O instrumento se tornou uma arma à disposição da Presidência do STF para lidar com eventuais decisões individuais de ministros que podem causar desconforto ou desagrado, seja da opinião pública, seja do próprio presidente. Essa arma repousa hoje nas mãos do ministro presidente Fux, que nunca teve constrangimento em exercer seu próprio individualismo radical. Foi o ministro que manteve o pagamento de auxílio-moradia a juízes e promotores por anos, sem jamais permitir a discussão do caso pelo plenário do STF. 
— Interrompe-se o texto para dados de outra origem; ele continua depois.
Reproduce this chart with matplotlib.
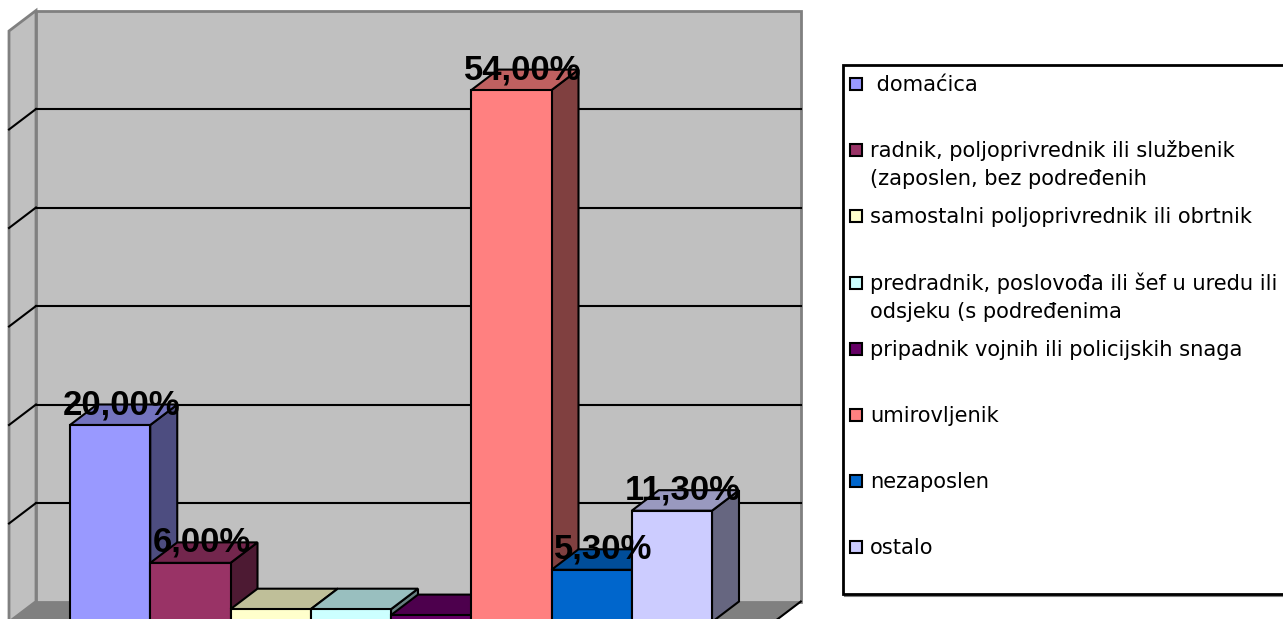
import matplotlib.pyplot as plt
from matplotlib.patches import Polygon, Rectangle
import matplotlib.colors as mcolors

# Data -----------------------------------------------------------------------
categories = [
    " domaćica",
    "radnik, poljoprivrednik ili službenik\n(zaposlen, bez podređenih",
    "samostalni poljoprivrednik ili obrtnik",
    "predradnik, poslovođa ili šef u uredu ili\nodsjeku (s podređenima",
    "pripadnik vojnih ili policijskih snaga",
    "umirovljenik",
    "nezaposlen",
    "ostalo",
]
values = [20.0, 6.0, 1.3, 1.3, 0.7, 54.0, 5.3, 11.3]
value_labels = ["20,00%", "6,00%", "", "", "", "54,00%", "5,30%", "11,30%"]
grid_values = [10, 20, 30, 40, 50]
y_max = 60

colors = ["#9999FF", "#993366", "#FFFFCC", "#CCFFFF",
          "#660066", "#FF8080", "#0066CC", "#CCCCFF"]


def shade(c, f):
    r, g, b = mcolors.to_rgb(c)
    return (r * f, g * f, b * f)


# Layout (pixel mapping of the front plane) ----------------------------------
W, H = 1283, 619
PX0, PXU = 70, 80.25     # pixel x of category 0, pixels per category
PY0, PYU = 622, 9.85     # pixel y of value 0, pixels per percent
DX, DY = 27 / PXU, 20.5 / PYU   # depth offset in data units
X_LEFT, X_RIGHT = -0.76, 8.77

fig = plt.figure(figsize=(W / 100, H / 100), dpi=100)
ax = fig.add_axes([0, 0, 1, 1])
ax.set_xlim(-PX0 / PXU, (W - PX0) / PXU)
ax.set_ylim((PY0 - H) / PYU, PY0 / PYU)
ax.axis("off")

# walls and floor
ax.add_patch(Polygon([(X_LEFT, 0), (X_RIGHT, 0), (X_RIGHT + DX, DY), (X_LEFT + DX, DY)],
                     closed=True, facecolor="#808080", edgecolor="#808080", lw=1, zorder=1))
ax.plot([X_RIGHT, X_RIGHT + DX], [0, DY], color="black", lw=1.5, zorder=2)
ax.add_patch(Polygon([(X_LEFT, 0), (X_LEFT + DX, DY), (X_LEFT + DX, y_max + DY), (X_LEFT, y_max)],
                     closed=True, facecolor="#C0C0C0", edgecolor="#808080", lw=2, zorder=1))
ax.add_patch(Rectangle((X_LEFT + DX, DY), X_RIGHT - X_LEFT, y_max,
                       facecolor="#C0C0C0", edgecolor="#808080", lw=2, zorder=1))
for g in grid_values:
    ax.plot([X_LEFT + DX, X_RIGHT + DX], [g + DY, g + DY], color="black", lw=1.5, zorder=2)
    ax.plot([X_LEFT, X_LEFT + DX], [g, g + DY], color="black", lw=1.5, zorder=2)

# bars, left to right so each one hides the side of the previous
for i, (v, c) in enumerate(zip(values, colors)):
    z = 3 + i
    side = [(i + 1, 0), (i + 1 + DX, DY), (i + 1 + DX, v + DY), (i + 1, v)]
    top = [(i, v), (i + 1, v), (i + 1 + DX, v + DY), (i + DX, v + DY)]
    ax.add_patch(Polygon(side, closed=True, facecolor=shade(c, 0.5), edgecolor="black", lw=1.5, zorder=z))
    ax.add_patch(Polygon(top, closed=True, facecolor=shade(c, 0.75), edgecolor="black", lw=1.5, zorder=z))
    ax.add_patch(Rectangle((i, 0), 1, v, facecolor=c, edgecolor="black", lw=1.5, zorder=z))

for i, (v, lab) in enumerate(zip(values, value_labels)):
    if lab:
        ax.text(i + 0.5 + 0.14, v + DY, lab, ha="center", va="center",
                fontsize=25, fontweight="bold", family="Liberation Sans", zorder=20)

# Legend ---------------------------------------------------------------------
lax = fig.add_axes([0, 0, 1, 1])
lax.set_xlim(0, W)
lax.set_ylim(H, 0)
lax.axis("off")
lax.add_patch(Rectangle((845, 67), 460, 529, facecolor="none", edgecolor="#808080", lw=1.5))
lax.add_patch(Rectangle((843, 65), 460, 529, facecolor="white", edgecolor="black", lw=2))
for k, (lab, c) in enumerate(zip(categories, colors)):
    y = 84 + 66.2 * k
    lax.add_patch(Rectangle((850, y - 6), 12, 12, facecolor=c, edgecolor="black", lw=1.5))
    for j, line in enumerate(lab.split("\n")):
        lax.text(870, y + 7 + 28 * j, line, ha="left", va="baseline",
                 fontsize=15.1, family="DejaVu Sans")

fig.savefig("out.png", dpi=100)
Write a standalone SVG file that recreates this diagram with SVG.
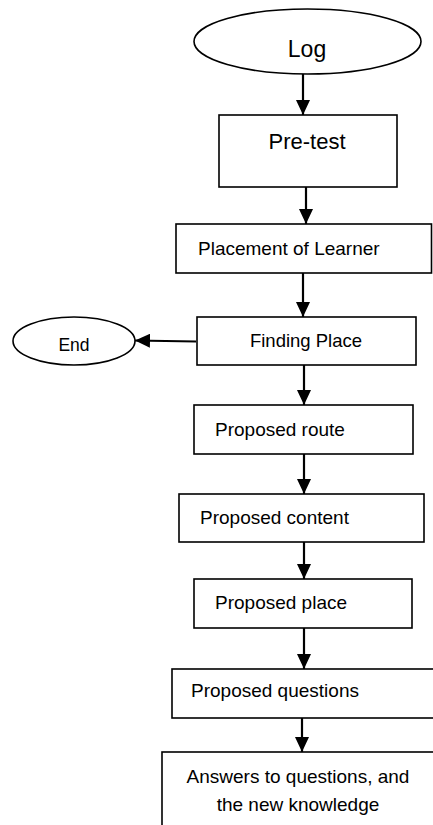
<svg xmlns="http://www.w3.org/2000/svg" width="433" height="825" viewBox="0 0 433 825">
<style>
.box{fill:#fff;stroke:#000;stroke-width:1.6}
.t{font-family:"Liberation Sans",Arial,sans-serif;font-size:19px;fill:#000}
.c{text-anchor:middle}
.conn line{stroke:#000;stroke-width:2.2}
</style>
<defs>
<marker id="ah" markerUnits="userSpaceOnUse" markerWidth="16" markerHeight="14" refX="15" refY="7" orient="auto">
<path d="M0,0 L15,7 L0,14 z" fill="#000"/>
</marker>
</defs>
<g id="log"><ellipse class="box" cx="307.5" cy="41.5" rx="113.5" ry="32.5"/><text class="t c" x="307" y="57" style="font-size:23px">Log</text></g>
<g id="pretest"><rect class="box" x="219" y="115" width="178" height="72"/><text class="t c" x="307" y="149" style="font-size:22px">Pre-test</text></g>
<g id="placement"><rect class="box" x="176" y="224" width="255.5" height="49"/><text class="t" x="198" y="255">Placement of Learner</text></g>
<g id="end"><ellipse class="box" cx="74" cy="341" rx="61" ry="24"/><text class="t c" x="74" y="351" style="font-size:17.5px">End</text></g>
<g id="finding"><rect class="box" x="197" y="317" width="219" height="48"/><text class="t c" x="306" y="347" style="font-size:18.5px">Finding Place</text></g>
<g id="route"><rect class="box" x="194" y="405" width="219" height="49"/><text class="t" x="215" y="436">Proposed route</text></g>
<g id="content"><rect class="box" x="179" y="494" width="245" height="48"/><text class="t" x="200" y="524">Proposed content</text></g>
<g id="place"><rect class="box" x="194" y="579" width="218" height="49"/><text class="t" x="215" y="609">Proposed place</text></g>
<g id="questions"><rect class="box" x="172" y="669" width="270" height="49"/><text class="t" x="191" y="697">Proposed questions</text></g>
<g id="answers"><rect class="box" x="162" y="752" width="280" height="90"/><text class="t c" x="298" y="783">Answers to questions, and</text><text class="t c" x="298" y="811">the new knowledge</text></g>
<g id="connectors" class="conn">
<line x1="303" y1="74" x2="303" y2="115" marker-end="url(#ah)"/>
<line x1="306" y1="187" x2="306" y2="224" marker-end="url(#ah)"/>
<line x1="303" y1="273" x2="303" y2="317" marker-end="url(#ah)"/>
<line x1="196" y1="341.5" x2="135" y2="340.5" marker-end="url(#ah)"/>
<line x1="304" y1="365" x2="304" y2="405" marker-end="url(#ah)"/>
<line x1="304" y1="454" x2="304" y2="494" marker-end="url(#ah)"/>
<line x1="304" y1="542" x2="304" y2="579" marker-end="url(#ah)"/>
<line x1="304" y1="628" x2="304" y2="669" marker-end="url(#ah)"/>
<line x1="302" y1="718" x2="302" y2="752" marker-end="url(#ah)"/>
</g>
</svg>
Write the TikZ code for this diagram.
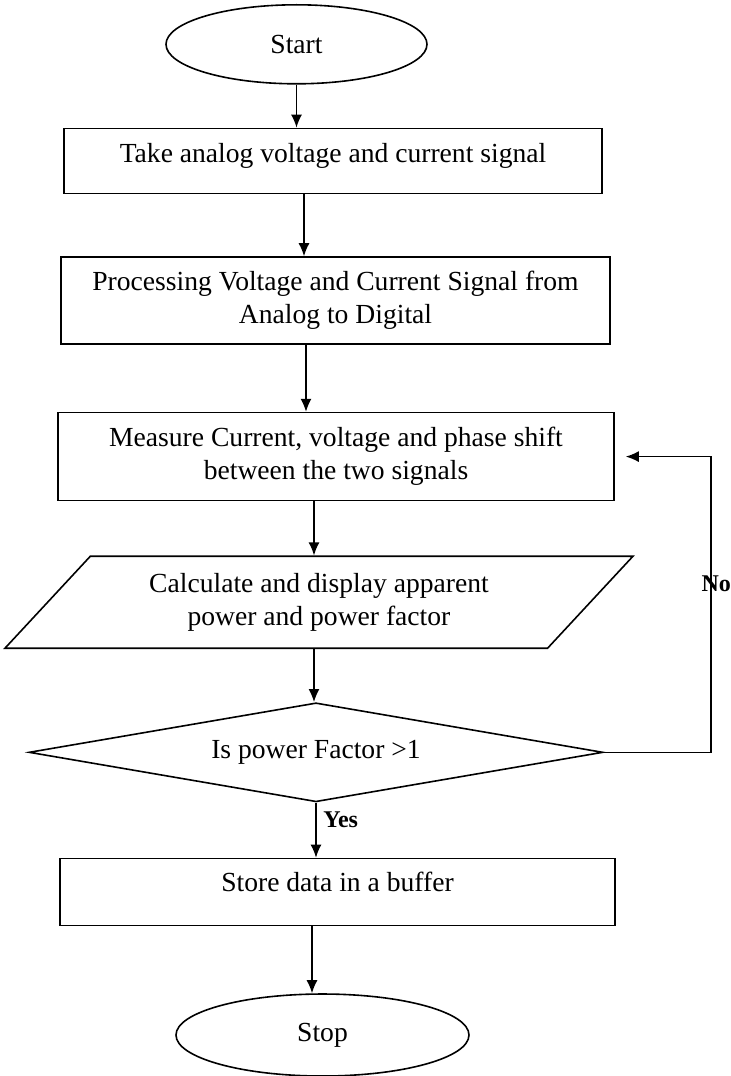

E aí está o principal problema. Se por um lado pode e deve haver algum tipo de controle em relação às decisões monocráticas dos ministros, por outro isso não deveria ser feito com a ampliação de um poder igualmente individual. Caso contrário, o voluntarismo é apenas deslocado, ao invés de combatido. Sendo assim, o que veremos pela frente é uma escalada do conflito entre ministros, cada vez mais dispostos a usar seu poder individual para impor sua vontade sobre os demais. 

Até hoje não houve nenhum esforço de fortalecer a dimensão coletiva para o controle desse individualismo. O esvaziamento da dimensão coletiva é, assim, o esvaziamento da dimensão institucional do STF. Sem essa dimensão, a politização em tudo que envolve o STF só tende a crescer, especialmente as críticas e retaliações ao Tribunal. 

Os ministros não conseguem lidar com uma lição básica da política. É necessário limitar o seu próprio poder antes de incitar a disposição em outros atores para limitá-lo. O ministro Dias Toffoli transformou a Presidência do STF em uma arma, por meio de diversos mecanismos. O ministro Luiz Fux demonstrou disposição e interesse em usá-la. O tiro sairá pela culatra.